Blue Plaques

JOHNSON, Dame Celia (1908-1982)

Plaque erected in 2008 by English Heritage at 46 Richmond Hill, Richmond, London, TW10 4QX, London Borough of Richmond Upon Thames

All images © English Heritage

Profession

Actress

Category

Theatre and Film

Inscription

Dame CELIA JOHNSON 1908-1982 Actress was born here

Material

Ceramic

Dame Celia Johnson’s name is synonymous with the classic film Brief Encounter (1945). A remarkably versatile and subtle actress, her career also encompassed both West End theatre of the interwar years and television drama of the 1970s.

Celia Johnson
Celia Johnson in 1929 © Sasha/Getty Images

EARLY LIFE

Johnson was born and spent the first 15 years of her life at number 46 Richmond Hill in Richmond upon Thames – now commemorated with a blue plaque. Her father was a popular local doctor and Celia enjoyed a happy, settled childhood. While living here she gave her first public performance – at the age of six – as the beggar maid in King Cophetua and the Beggar Maid, to raise funds for soldiers wounded in the First World War.

TAKING TO THE STAGE

Late in 1926 Johnson entered RADA, where her obvious talent was nurtured by her tutor, Alice Gachet, who sent her to Paris to spend a term studying at the Comédie Française. On leaving RADA in summer 1928, she was engaged for the summer repertory season at the Theatre Royal, Huddersfield. Back in London, Johnson appeared at the Lyric, Hammersmith, which brought her to the attention of the actor-manager Sir Nigel Playfair. Her name was made with a two-year run in Merton Hodge’s The Wind and the Rain, followed by a portrayal of Elizabeth Bennett in Pride and Prejudice and of Mrs de Winter in Rebecca.   
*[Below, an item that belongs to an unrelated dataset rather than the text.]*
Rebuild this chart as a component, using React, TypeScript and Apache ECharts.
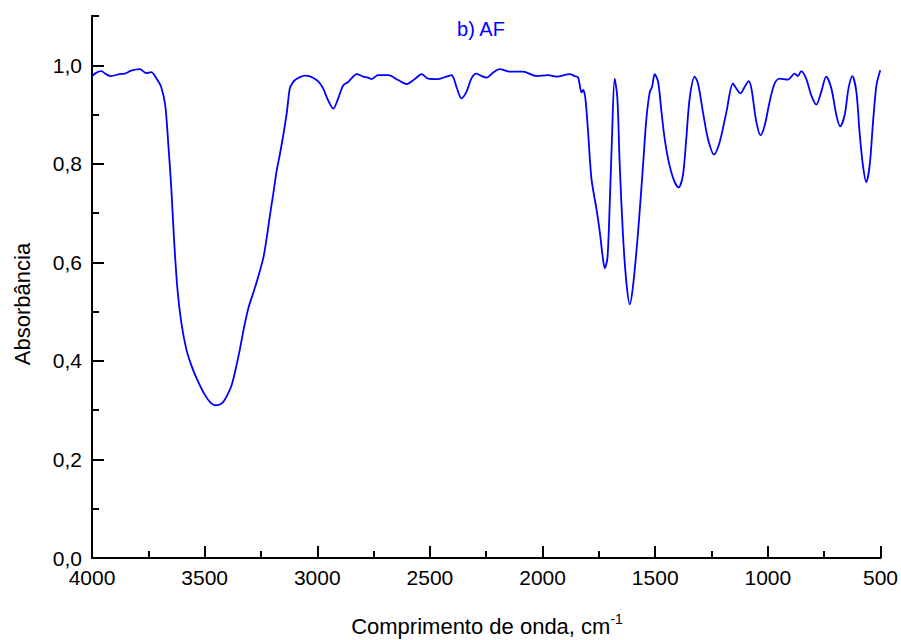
import React, { useEffect, useRef } from "react";
import * as echarts from "echarts";

// FTIR spectrum of sample AF: wavenumber (cm^-1) and absorbance
const wavenumbers: number[] = [
  4000, 3980, 3959, 3938, 3917, 3877, 3855, 3826, 3788, 3759, 3737, 3715, 3693, 3675, 3663,
  3648, 3636, 3621, 3604, 3582, 3559, 3533, 3499, 3475, 3454, 3435, 3417, 3400, 3380, 3360,
  3343, 3325, 3306, 3285, 3269, 3240, 3225, 3210, 3195, 3181, 3165, 3151, 3135, 3122, 3110,
  3099, 3077, 3055, 3030, 3003, 2988, 2974, 2952, 2929, 2907, 2885, 2863, 2845, 2826, 2796,
  2775, 2759, 2745, 2730, 2685, 2641, 2604, 2567, 2537, 2508, 2464, 2426, 2404, 2393, 2382,
  2360, 2338, 2316, 2294, 2270, 2249, 2220, 2190, 2146, 2087, 2027, 1975, 1938, 1879, 1857,
  1842, 1827, 1820, 1810, 1798, 1783, 1761, 1746, 1734, 1724, 1712, 1702, 1692, 1680, 1668,
  1658, 1643, 1628, 1613, 1598, 1576, 1554, 1539, 1524, 1514, 1502, 1487, 1472, 1458, 1440,
  1417, 1396, 1377, 1362, 1347, 1325, 1310, 1288, 1266, 1239, 1214, 1184, 1155, 1140, 1121,
  1103, 1085, 1073, 1051, 1032, 1014, 992, 970, 948, 911, 881, 867, 852, 830, 807,
  785, 763, 741, 718, 696, 679, 659, 642, 625, 607, 593, 578, 563, 548, 533,
  518, 501,
];

const absorbance: number[] = [
  0.978, 0.985, 0.988, 0.982, 0.978, 0.982, 0.983, 0.989, 0.992, 0.984, 0.986, 0.974, 0.956, 0.919, 0.851,
  0.751, 0.648, 0.547, 0.479, 0.425, 0.391, 0.362, 0.331, 0.316, 0.31, 0.311, 0.317, 0.33, 0.351, 0.388,
  0.425, 0.468, 0.507, 0.537, 0.56, 0.608, 0.648, 0.696, 0.74, 0.784, 0.822, 0.858, 0.905, 0.953, 0.964,
  0.97, 0.976, 0.979, 0.977, 0.97, 0.963, 0.953, 0.929, 0.912, 0.933, 0.959, 0.966, 0.975, 0.982, 0.977,
  0.975, 0.972, 0.976, 0.98, 0.98, 0.97, 0.962, 0.972, 0.982, 0.973, 0.972, 0.977, 0.98, 0.972, 0.956,
  0.933, 0.946, 0.973, 0.983, 0.978, 0.975, 0.985, 0.992, 0.987, 0.987, 0.978, 0.98, 0.977, 0.982, 0.978,
  0.975, 0.945, 0.95, 0.933, 0.865, 0.77, 0.709, 0.662, 0.615, 0.588, 0.609, 0.716, 0.851, 0.973, 0.933,
  0.804, 0.655, 0.56, 0.515, 0.554, 0.662, 0.797, 0.892, 0.946, 0.956, 0.982, 0.966, 0.905, 0.851, 0.804,
  0.767, 0.752, 0.777, 0.851, 0.933, 0.977, 0.963, 0.905, 0.851, 0.819, 0.844, 0.905, 0.963, 0.953, 0.943,
  0.956, 0.968, 0.953, 0.885, 0.858, 0.878, 0.926, 0.963, 0.973, 0.971, 0.983, 0.978, 0.988, 0.973, 0.939,
  0.92, 0.946, 0.977, 0.953, 0.899, 0.876, 0.899, 0.953, 0.978, 0.946, 0.865, 0.797, 0.763, 0.797, 0.885,
  0.959, 0.99,
];

const FONT = "Liberation Sans, Arial, sans-serif";
const LINE_BLUE = "#0000ff";

const commaDecimal = (v: number) => v.toFixed(1).replace(".", ",");

export default function App() {
  const ref = useRef<HTMLDivElement>(null);

  useEffect(() => {
    if (!ref.current) return;
    const chart = echarts.init(ref.current, undefined, { renderer: "svg" });

    const points = wavenumbers.map((w, i) => [w, absorbance[i]]);

    const axisLine = { show: true, lineStyle: { color: "#000", width: 2 } };

    chart.setOption({
      animation: false,
      backgroundColor: "#fff",
      grid: { left: 92, right: 20, top: 16, bottom: 82 },
      xAxis: {
        type: "value",
        inverse: true,
        min: 500,
        max: 4000,
        interval: 500,
        axisLine,
        axisTick: { show: true, inside: true, length: 12, lineStyle: { color: "#000", width: 2 } },
        minorTick: { show: true, splitNumber: 2, length: 7, lineStyle: { color: "#000", width: 2 } },
        splitLine: { show: false },
        axisLabel: {
          color: "#000",
          fontSize: 21,
          fontFamily: FONT,
          margin: 9,
          formatter: (v: number) => String(v),
        },
      },
      yAxis: [
        {
          // minor ticks every 0.1
          type: "value",
          min: 0,
          max: 1.1,
          interval: 0.1,
          position: "left",
          axisLine,
          axisTick: { show: true, inside: true, length: 7, lineStyle: { color: "#000", width: 2 } },
          axisLabel: { show: false },
          splitLine: { show: false },
        },
        {
          // major ticks and labels every 0.2
          type: "value",
          min: 0,
          max: 1.1,
          interval: 0.2,
          position: "left",
          axisLine,
          axisTick: { show: true, inside: true, length: 12, lineStyle: { color: "#000", width: 2 } },
          axisLabel: {
            color: "#000",
            fontSize: 21,
            fontFamily: FONT,
            margin: 10,
            showMaxLabel: false,
            formatter: (v: number) => commaDecimal(v),
          },
          splitLine: { show: false },
        },
      ],
      series: [
        {
          type: "line",
          yAxisIndex: 0,
          data: points,
          showSymbol: false,
          smooth: 0.3,
          lineStyle: { color: LINE_BLUE, width: 1.8 },
        },
      ],
      graphic: [
        {
          type: "text",
          x: 481,
          y: 29,
          style: {
            text: "b) AF",
            fill: LINE_BLUE,
            fontSize: 20,
            fontFamily: FONT,
            align: "center",
            verticalAlign: "middle",
          },
        },
        {
          type: "text",
          x: 22,
          y: 304,
          rotation: Math.PI / 2,
          style: {
            text: "Absorbância",
            fill: "#000",
            fontSize: 22,
            fontFamily: FONT,
            align: "center",
            verticalAlign: "middle",
          },
        },
        {
          type: "text",
          x: 487,
          y: 626,
          style: {
            text: "{m|Comprimento de onda, cm}{s|-1}",
            align: "center",
            verticalAlign: "middle",
            rich: {
              m: { fontSize: 22, fontFamily: FONT, fill: "#000", lineHeight: 28 },
              s: { fontSize: 14, fontFamily: FONT, fill: "#000", lineHeight: 14, verticalAlign: "top" },
            },
          },
        },
      ],
    });

    return () => chart.dispose();
  }, []);

  return (
    <div
      ref={ref}
      style={{ position: "fixed", left: 0, top: 0, width: 901, height: 640, background: "#fff" }}
    />
  );
}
Celia Johnson as Elizabeth Bennet and Hugh Williams as Mr Darcy
Celia Johnson as Elizabeth Bennet and Hugh Williams as Mr Darcy in a scene from Pride and Prejudice at the St James’s Theatre, London in 1936 © Popperfoto via Getty Images/Getty Images

The War Years

In December 1935 Johnson married the journalist and travel writer Peter Fleming, brother of James Bond author Ian Fleming. During the war she joined the Women’s Auxiliary Police Corps and later appeared in a publicity film about the ATS, We Serve (1942), directed by Carol Reed. Given the demands made on her time by family life and her war duties, Johnson turned to radio and film work as it was less time-consuming than the theatre. In 1941 she made In Which We Serve with Noël Coward and David Lean, followed in 1943 by This Happy Breed with the same team. 

Brief Encounter

The success of these two films prompted Lean and Coward to adapt Coward’s short play Still Life for the screen as Brief Encounter. Johnson was in her element playing the heroine, Laura Jesson, a conventional middle-class housewife who falls in love with a doctor, played by Trevor Howard, after a chance meeting in a station buffet. The film remains a defining moment in British cinematic history and Johnson’s most celebrated role. Brief Encounter received three Oscar nominations, including Best Actress for Johnson. It also won the Palm D’Or at the 1946 Cannes Film Festival, and in 1999 was named the second greatest British film of all time by the British Film Institute. 

Celia Johnson as Laura Jesson and Cyril Raymond as Fred Jesson
Celia Johnson as Laura Jesson and Cyril Raymond as Fred Jesson in Brief Encounter (1945) © John Springer Collection/CORBIS/Corbis via Getty Images

Later Life

In the decade after the war, Johnson’s acting career took second place to her family life. An inspired pairing with Ralph Richardson in Robert Bolt’s The Flowering Cherry proved a welcome return to the stage in 1957. The following year she was awarded the CBE ‘for services to the theatre’. The 1960s saw Johnson join the National Theatre Company and she also appeared in the film adaptation of The Prime of Miss Jean Brodie (1968). She later discovered a talent for television drama that sustained her through the 1970s. 

In 1981 Celia Johnson was honoured with a DBE, the ninth theatrical Dame since the Second World War.